I dont get it, if one plant is doing good in my tank, another is doing horribly! My lotus is melting, ideas why?


----------



## PlantedTankLover (Aug 28, 2010)

bump


----------



## AirstoND (Jun 17, 2011)

Some recommendations/reasons
1) It's natural for some leaves to melt
2) Abrupt water change/temperature can send it into dormancy if it is not receiving nutrients.
3) What's your lighting?
4) Try high N-P-K root tabs such as tetra pond tablets
5) Too much agitation/circulation? Do you vacuum substrate too frequently?


----------



## PlantedTankLover (Aug 28, 2010)

I do water changes ever 10 days or so, Last one was on Saturday. I've been using seachem flourish root tabs. Lighting is 2, 39 watt T5 bulbs (6700). I just hold the hose on top of the sand to suck up the poo. Most of it collects in one corner of the tank. Should I take the spray bar out?


----------



## AirstoND (Jun 17, 2011)

Ditch the Seachem tabs and use Tetra root tabs, they have much higher N-P-K in addition to micronutrients. Those are good lights for these plants, so you need to back it up with nutrients, I would only move the spraybar if its current is directly hitting it, but some current is not bad


----------



## PlantedTankLover (Aug 28, 2010)

Awesome thank you. Could you PM me a link?


----------



## JMN16150 (Jul 21, 2012)

Nymphaea despise too much water current, they also die if buried a bit to deep(over the rosette center), just the roots should be buried...


----------



## newms (Sep 12, 2012)

You might also consider dosing Seachem Iron or something similar. I have my lotus in a dirt tank with clay in the dirt as a primary iron source. Occasionally dosing the Seachem Iron as well usually gave me monster lotus leaves. Here's an old pic from when I was running DIY co2 for example:


----------



## mrkookm (Apr 4, 2007)

PlantedTankLover said:


> I do water changes ever 10 days or so, Last one was on Saturday. I've been using seachem flourish root tabs. Lighting is 2, 39 watt T5 bulbs (6700). I just hold the hose on top of the sand to suck up the poo. Most of it collects in one corner of the tank. Should I take the spray bar out?

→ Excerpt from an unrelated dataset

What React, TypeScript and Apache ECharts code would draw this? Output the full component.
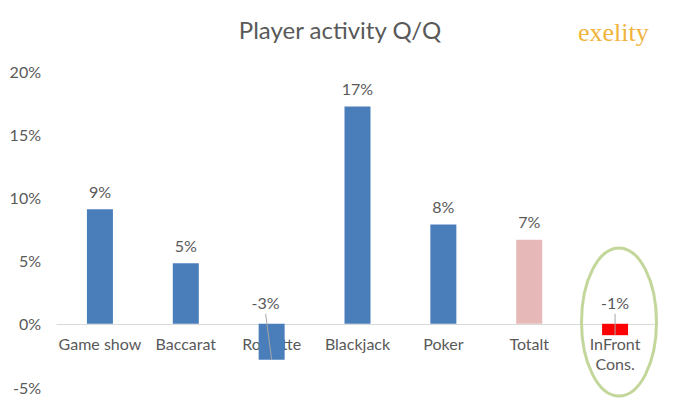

Is that all that is done & added to this tank? Without more info I would say you are missing one or all of the following: K, Mg & traces.


----------



## snausage (Mar 8, 2010)

lotus leaves tend to get melty once the stems get longer and start getting hit with more current and more light. I noticed in the picture you provided that the newer smaller leaves look nice and healthy. For now I'd recommend just trimming off all the old growth and trying not to fret too much.


----------



## cprash (Apr 1, 2012)

Is this a new addition to your tank? Assuming your lighting and ferts are fine, lotus leaves melt away when disturbed or placed in a new tank. Mine sent up new leaves a week later.


----------



## PlantedTankLover (Aug 28, 2010)

I've had it for about 2 years now. I started with 1 and it multiplied, but ever since I changed the substrate over a year ago the growth has never been the same. This is what my tank looked like a yeah 1/2 ago. The growth is nothing like this now.


----------



## snausage (Mar 8, 2010)

PlantedTankLover said:


> I've had it for about 2 years now. I started with 1 and it multiplied, but ever since I changed the substrate over a year ago the growth has never been the same. This is what my tank looked like a yeah 1/2 ago. The growth is nothing like this now.


Is the new substrate just sand?

Maybe you planted it a little too deeply.


----------



## AirstoND (Jun 17, 2011)

PlantedTankLover said:


> Awesome thank you. Could you PM me a link?


 
Here ya go!
http://www.thatpetplace.com/lily-gro

Look into a blackwater setup, i.e. using peat filtration to soften water for lotus


----------



## snausage (Mar 8, 2010)

AirstoND said:


> Look into a blackwater setup, i.e. using peat filtration to soften water for lotus


That's unnecessary; lotus lillies grow fine in moderately hard water.


----------